### JOB
Select and reproduce each line of the listing below that bears the string "size".

### DATA
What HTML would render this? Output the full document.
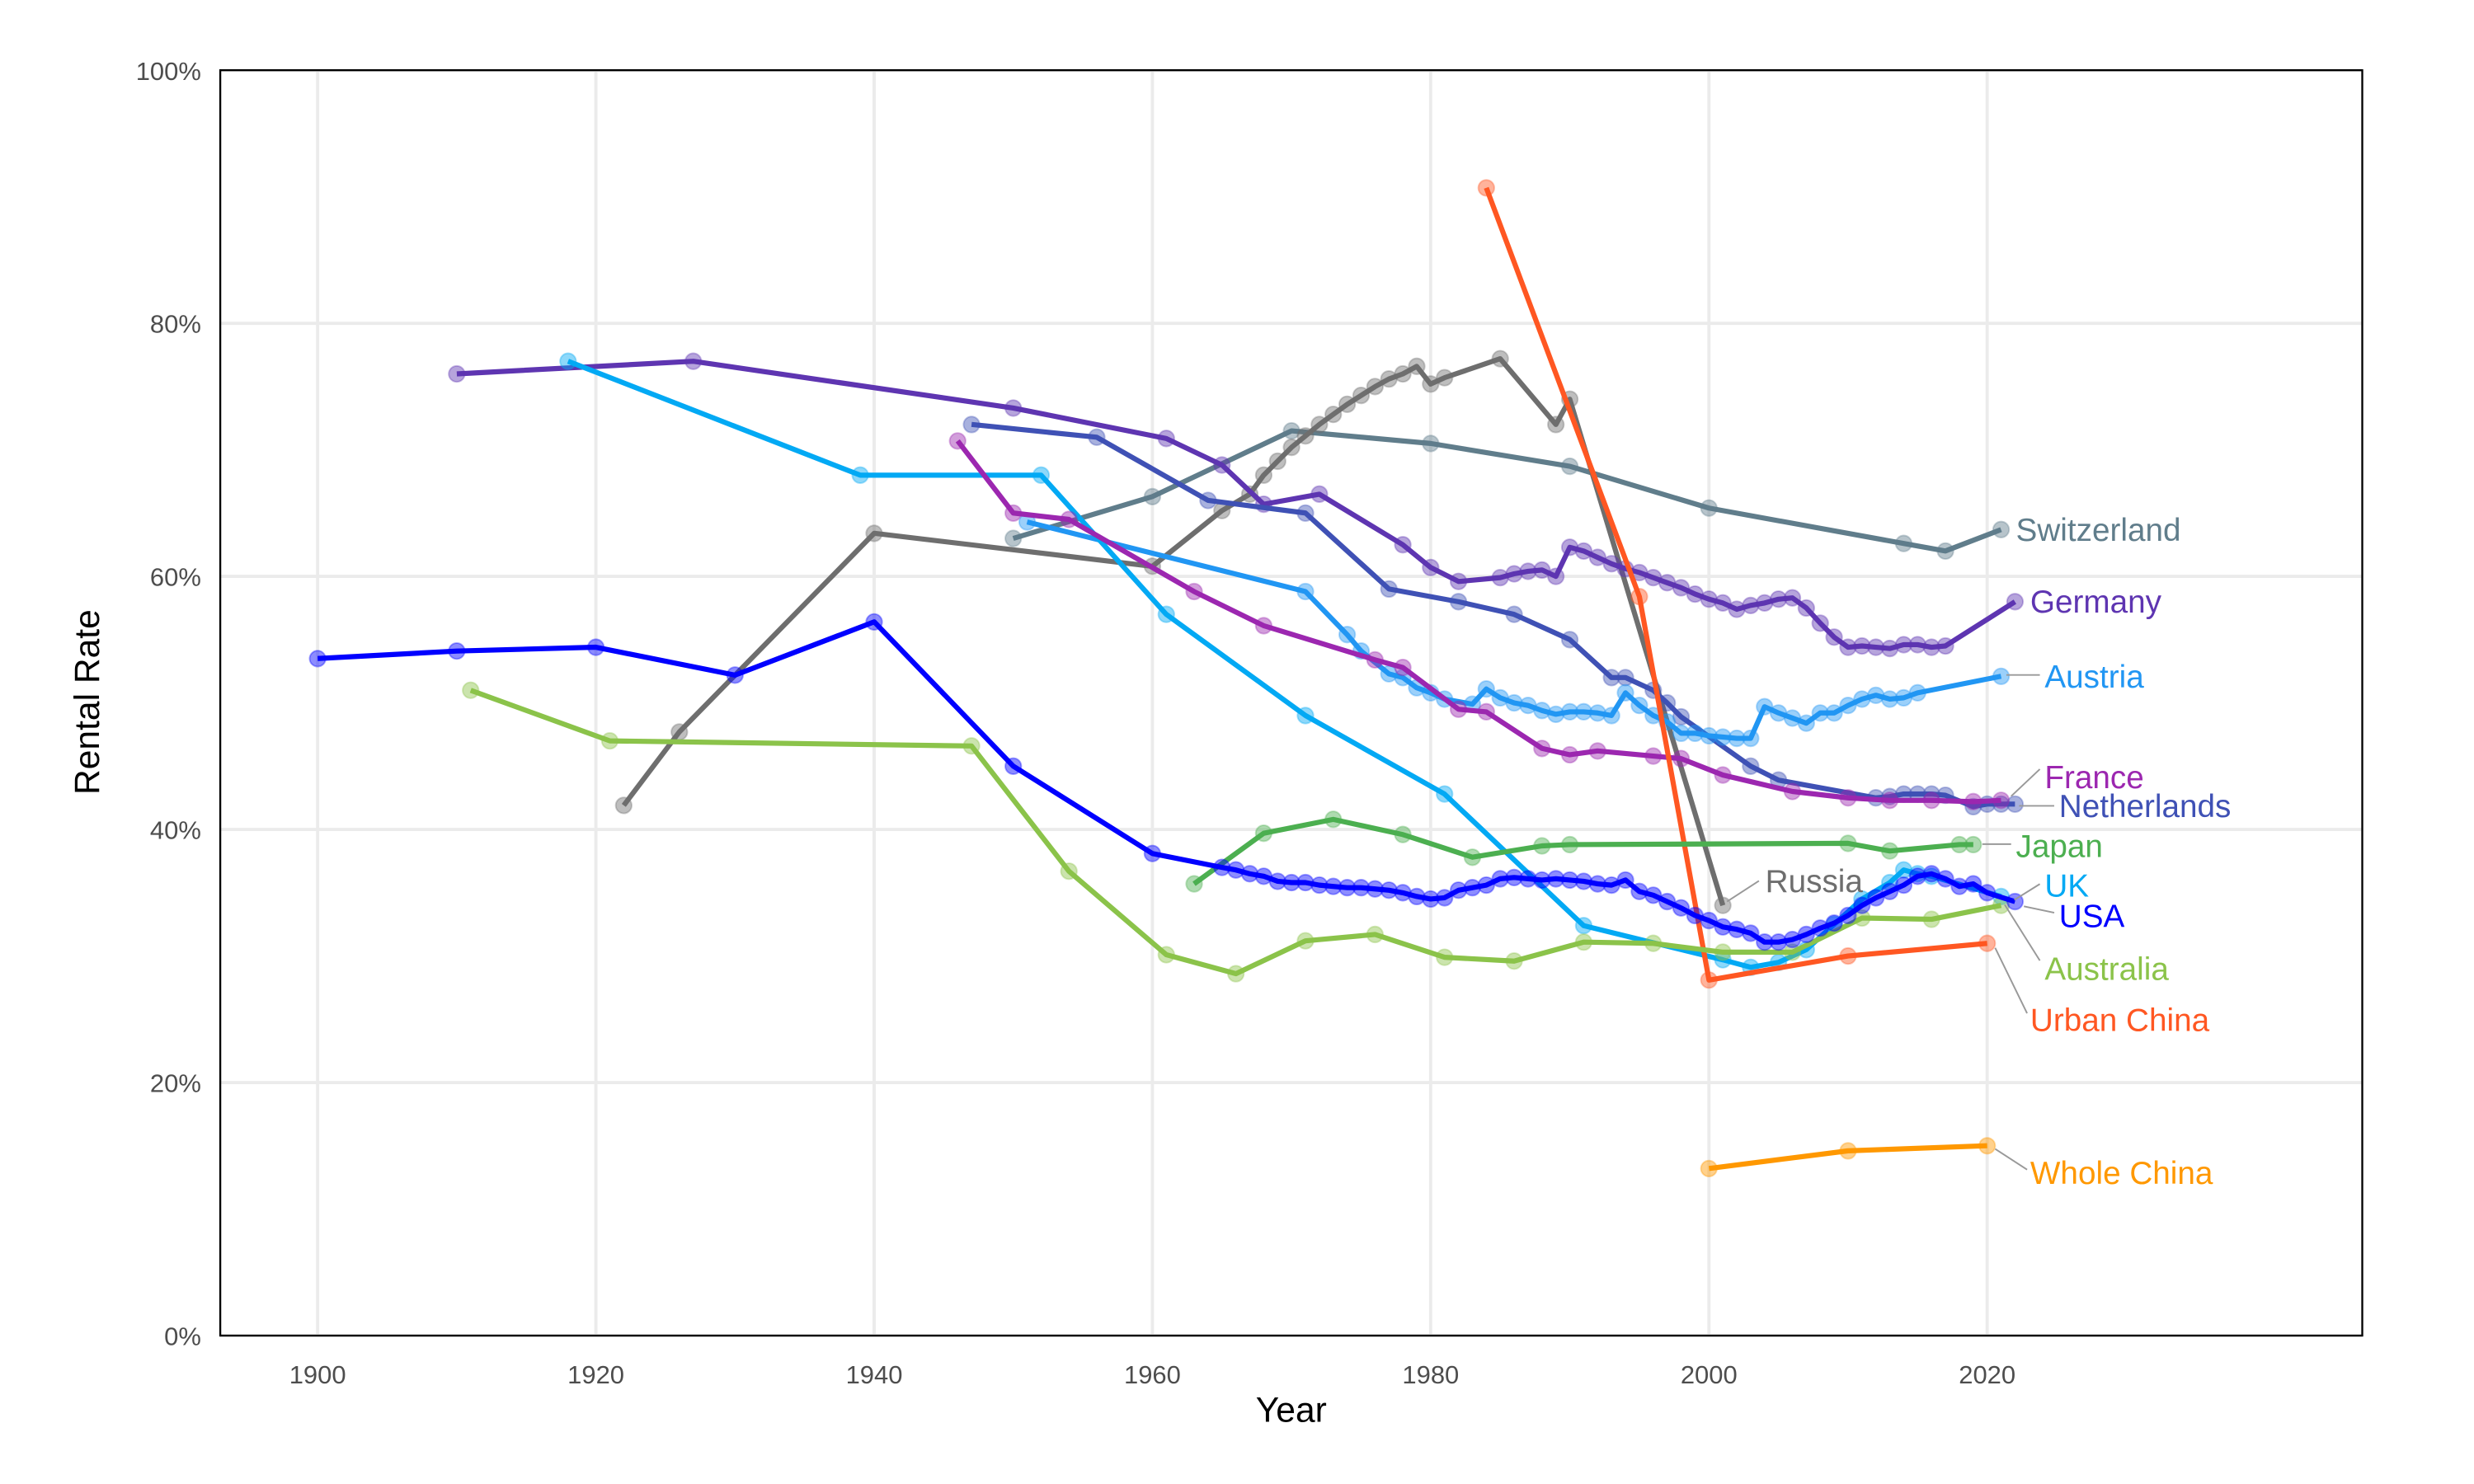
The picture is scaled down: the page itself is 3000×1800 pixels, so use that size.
<!DOCTYPE html>
<html><head><meta charset="utf-8"><style>
html,body{margin:0;padding:0;background:#fff}
svg{display:block;font-family:"Liberation Sans",Arial,sans-serif}
</style></head><body>
<svg id="chart" width="3000" height="1800" viewBox="0 0 1550 930" xmlns="http://www.w3.org/2000/svg">
<g id="grid"></g>
<g id="series"></g>
<rect x="138" y="44" width="1342" height="793" fill="none" stroke="#000" stroke-width="1.2"/>
<g id="axes"></g>
<text x="809" y="891" font-size="22" text-anchor="middle" fill="#000">Year</text>
<text transform="translate(62,440) rotate(-90)" font-size="22" text-anchor="middle" fill="#000">Rental Rate</text>
<g id="labels"></g>
</svg>
<script>
const xTicks=[1900,1920,1940,1960,1980,2000,2020];
const yTicks=[0,20,40,60,80,100];
const names=["Switzerland","Russia","Germany","Netherlands","Austria","UK","France","Urban China","Japan","Australia","USA","Whole China"];
const colors={"Switzerland":"#607d8b","Russia":"#6e6e6e","Germany":"#5e35b1","Netherlands":"#3f51b5","Austria":"#2196f3","UK":"#03a9f4","France":"#9c27b0","Urban China":"#ff5722","Japan":"#4caf50","Australia":"#8bc34a","USA":"#0000ff","Whole China":"#ff9800"};
const usaYears=[1900,1910,1920,1930,1940,1950,1960,1965,1966,1967,1968,1969,1970,1971,1972,1973,1974,1975,1976,1977,1978,1979,1980,1981,1982,1983,1984,1985,1986,1987,1988,1989,1990,1991,1992,1993,1994,1995,1996,1997,1998,1999,2000,2001,2002,2003,2004,2005,2006,2007,2008,2009,2010,2011,2012,2013,2014,2015,2016,2017,2018,2019,2020,2022];
const usaVals=[53.5,54.1,54.4,52.2,56.4,45,38.1,37,36.8,36.5,36.3,35.9,35.8,35.8,35.6,35.5,35.4,35.4,35.3,35.2,35.0,34.7,34.5,34.6,35.2,35.4,35.6,36.1,36.2,36.1,36.0,36.1,36.0,35.9,35.7,35.6,36.0,35.1,34.8,34.3,33.8,33.2,32.8,32.3,32.1,31.8,31.1,31.1,31.3,31.7,32.2,32.6,33.2,34.0,34.6,35.1,35.6,36.3,36.5,36.1,35.5,35.7,35.0,34.3];
const deuYears=[1910,1927,1950,1961,1965,1968,1972,1978,1980,1982,1985,1986,1987,1988,1989,1990,1991,1992,1993,1994,1995,1996,1997,1998,1999,2000,2001,2002,2003,2004,2005,2006,2007,2008,2009,2010,2011,2012,2013,2014,2015,2016,2017,2022];
const deuVals=[76,77,73.3,70.9,68.8,65.7,66.5,62.5,60.7,59.6,59.9,60.2,60.4,60.5,60.0,62.3,62.0,61.5,61.0,60.6,60.3,59.9,59.5,59.1,58.6,58.2,57.9,57.4,57.7,57.9,58.2,58.3,57.5,56.3,55.2,54.4,54.5,54.4,54.3,54.6,54.6,54.4,54.5,58];
const cheYears=[1950,1960,1970,1980,1990,2000,2014,2017,2021];
const cheVals=[63,66.3,71.5,70.5,68.7,65.4,62.6,62,63.7];
const autYears=[1951,1971,1974,1975,1977,1978,1979,1980,1981,1983,1984,1985,1986,1987,1988,1989,1990,1991,1992,1993,1994,1995,1996,1997,1998,1999,2000,2001,2002,2003,2004,2005,2006,2007,2008,2009,2010,2011,2012,2013,2014,2015,2021];
const autVals=[64.3,58.8,55.4,54.1,52.3,52.0,51.2,50.8,50.3,49.9,51.1,50.4,50.0,49.8,49.4,49.1,49.3,49.3,49.2,49.0,50.8,49.8,49.0,48.5,47.6,47.6,47.4,47.3,47.2,47.2,49.7,49.2,48.8,48.4,49.2,49.2,49.8,50.3,50.6,50.3,50.4,50.8,52.1];
const gbrYears=[1918,1939,1952,1961,1971,1981,1991,2001,2003,2005,2007,2009,2011,2013,2014,2015,2016,2021];
const gbrVals=[77,68,68,57,49,42.8,32.4,29.7,29.1,29.5,30.5,32.5,34.5,35.8,36.8,36.5,36.3,34.7];
const fraYears=[1946,1950,1954,1963,1968,1976,1978,1982,1984,1988,1990,1992,1996,1998,2001,2006,2010,2013,2016,2019,2021];
const fraVals=[70.7,65,64.5,58.8,56.1,53.4,52.8,49.5,49.3,46.4,45.9,46.2,45.8,45.6,44.3,43,42.5,42.3,42.3,42.2,42.3];
const nldYears=[1947,1956,1964,1971,1977,1982,1986,1990,1993,1994,1996,1997,1998,2003,2005,2012,2013,2014,2015,2016,2017,2019,2020,2021,2022];
const nldVals=[72,71,66,65,59,58,57,55,52,52,51,50,48.9,45,43.9,42.5,42.6,42.8,42.8,42.8,42.7,41.8,42,42,42];
const rusYears=[1922,1926,1940,1960,1965,1967,1968,1969,1970,1971,1972,1973,1974,1975,1976,1977,1978,1979,1980,1981,1985,1989,1990,2001];
const rusVals=[41.9,47.7,63.4,60.8,65.2,66.5,68,69.1,70.2,71.1,72,72.8,73.6,74.3,75.0,75.6,76.0,76.6,75.2,75.7,77.2,72,74,34];
const ucnYears=[1984,1995,2000,2010,2020];
const ucnVals=[90.7,58.4,28.1,30,31];
const wcnYears=[2000,2010,2020];
const wcnVals=[13.2,14.6,15];
const jpnYears=[1963,1968,1973,1978,1983,1988,1990,2010,2013,2018,2019];
const jpnVals=[35.7,39.7,40.8,39.6,37.8,38.7,38.8,38.9,38.3,38.8,38.8];
const ausYears=[1911,1921,1947,1954,1961,1966,1971,1976,1981,1986,1991,1996,2001,2006,2011,2016,2021];
const ausVals=[51,47,46.6,36.7,30.1,28.6,31.2,31.7,29.9,29.6,31.1,31.0,30.3,30.3,33,32.9,34];

const seriesYears={"Switzerland":cheYears,"Russia":rusYears,"Germany":deuYears,"Netherlands":nldYears,"Austria":autYears,"UK":gbrYears,"France":fraYears,"Urban China":ucnYears,"Japan":jpnYears,"Australia":ausYears,"USA":usaYears,"Whole China":wcnYears};
const seriesVals={"Switzerland":cheVals,"Russia":rusVals,"Germany":deuVals,"Netherlands":nldVals,"Austria":autVals,"UK":gbrVals,"France":fraVals,"Urban China":ucnVals,"Japan":jpnVals,"Australia":ausVals,"USA":usaVals,"Whole China":wcnVals};

const NS="http://www.w3.org/2000/svg";
const L=138,R=1480,T=44,B=837;
function xs(y){return 199+(y-1900)*(1046/120);}
function ys(v){return B-(v/100)*(B-T);}
function mk(tag,attrs,parent){const e=document.createElementNS(NS,tag);for(const k in attrs)e.setAttribute(k,attrs[k]);parent.appendChild(e);return e;}
const grid=document.getElementById('grid'),axes=document.getElementById('axes'),ser=document.getElementById('series'),lab=document.getElementById('labels');
xTicks.forEach(t=>{
 const l=mk('line',{x1:xs(t),x2:xs(t),y1:T,y2:B,stroke:'#ebebeb','stroke-width':2},grid);
 
 
 const tx=mk('text',{x:xs(t),y:B+30,'font-size':16,'text-anchor':'middle',fill:'#4d4d4d'},axes);
 tx.textContent=t;
 
 
});
yTicks.forEach(t=>{
 const l=mk('line',{x1:L,x2:R,y1:ys(t),y2:ys(t),stroke:'#ebebeb','stroke-width':2},grid);
 
 
 const tx=mk('text',{x:L-12,y:ys(t)+6,'font-size':16,'text-anchor':'end',fill:'#4d4d4d'},axes);
 tx.textContent=t+'%';
 
 
});
names.forEach(n=>{
 const yr=seriesYears[n],vs=seriesVals[n],c=colors[n];
 const g=mk('g',{},ser);
 
 
 const pts=yr.map((y,i)=>xs(y).toFixed(1)+','+ys(vs[i]).toFixed(1)).join(' ');
 const pl=mk('polyline',{points:pts,fill:'none',stroke:c,'stroke-width':3.2,'stroke-linejoin':'round'},g);
 
 
 yr.forEach((y,i)=>{
  const p=mk('circle',{cx:xs(y),cy:ys(vs[i]),r:5,fill:c,'fill-opacity':0.45,stroke:c,'stroke-opacity':0.35,'stroke-width':1},g);
  
  
 });
});
const labelPos=[["Switzerland",1263,332,null],["Germany",1272,377,null],["Austria",1281,424,[1257,423,1278,423]],["France",1281,487,[1260,499,1278,482]],["Netherlands",1290,505,[1265,505,1287,505]],["Japan",1263,530,[1242,529,1260,529]],["Russia",1106,552,[1082,565,1102,552]],["UK",1281,555,[1262,564,1278,554]],["USA",1290,574,[1268,568,1287,572]],["Australia",1281,607,[1256,567,1278,602]],["Urban China",1272,639,[1250,594,1270,635]],["Whole China",1272,735,[1250,720,1270,733]]];
labelPos.forEach(a=>{
 const n=a[0];
 if(a[3]){const s=mk('line',{x1:a[3][0],y1:a[3][1],x2:a[3][2],y2:a[3][3],stroke:'#999','stroke-width':1},lab);
  
  }
 const t=mk('text',{x:a[1],y:a[2]+7,'font-size':20,fill:colors[n]},lab);
 t.textContent=n;
 
 
});
</script>
</body></html>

### SOLUTION FOR THIS EXERCISE
The picture is scaled down: the page itself is 3000×1800 pixels, so use that size.
<text x="809" y="891" font-size="22" text-anchor="middle" fill="#000">Year</text>
<text transform="translate(62,440) rotate(-90)" font-size="22" text-anchor="middle" fill="#000">Rental Rate</text>
 const tx=mk('text',{x:xs(t),y:B+30,'font-size':16,'text-anchor':'middle',fill:'#4d4d4d'},axes);
 const tx=mk('text',{x:L-12,y:ys(t)+6,'font-size':16,'text-anchor':'end',fill:'#4d4d4d'},axes);
 const t=mk('text',{x:a[1],y:a[2]+7,'font-size':20,fill:colors[n]},lab);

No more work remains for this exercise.